The actual word integrity was first used by jewelers and gem cutters, and was coined to describe a stone cut in such a fashion that no matter what angle it was viewed from it appeared the same, in other words, the stone was consistent. The word then shifted in use to describe people who are the same.
Thus a person of integrity would be consistent in beliefs, actions, values,. morals, principles and methodology.
Aaaaand, (Here's the kicker you knew was coming), a person who is not consistent, as in changes who and what they are depending on circumstances, situations, desired outcomes etc...lacks integrity and in fact has none because they are not whole, they are not cohesive, and they do not show the same face/actions to the world no matter what angled they are viewed from.
We now return to the regularly scheduled program.

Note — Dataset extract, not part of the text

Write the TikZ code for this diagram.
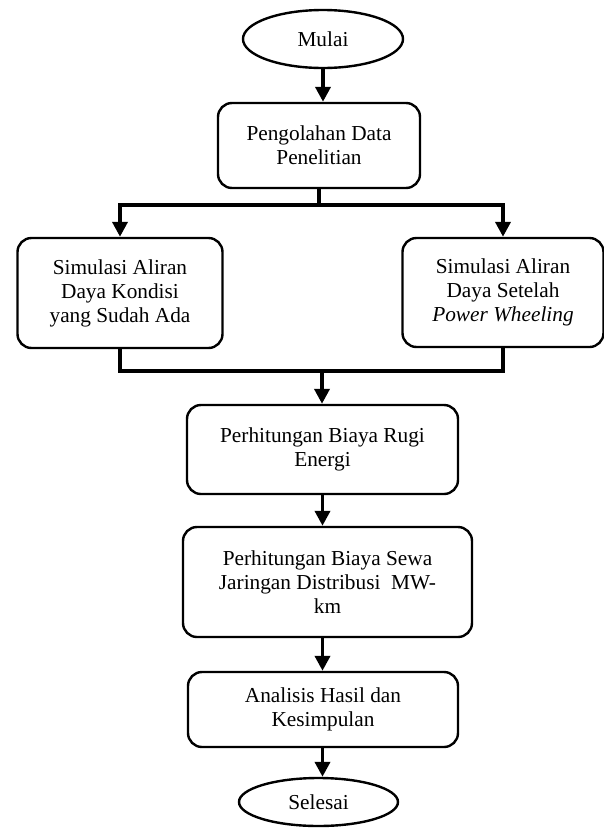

Exactly. It's worth a second read and a third and for some folks it needs to be read over and over again. I'd like to puntuate a couple of things here:

1) No one is above being an asshole.. part of the package of being human, so just embrace the horror and deal with it and learn from it.
2) A healthy self-esteem is an objective one. It's an assessment of the good, the bad, accepting it, not rationalizing it and moving on from there. One should strive to have as accurate a picture of oneself as possible and then change what you want changed.
3) Own your faults. Own'em even when you don't want to change them. You don't have to publish them, you don't even have to admit them to others, but you do have to own them when you look in the mirror. None of this "well that's just me" or "it's all because of X". That takes the perspective off it being a fault and then places you as a "victim" of circumstances beyond your control. I have faults that I'm choosing to work on, and others.. that I'm not. (ideally that's just for right now, but right now I'm just putting up with them).


note: when I say "you" in posts like this, I mean the generic you, one, someone, a person, yada yada.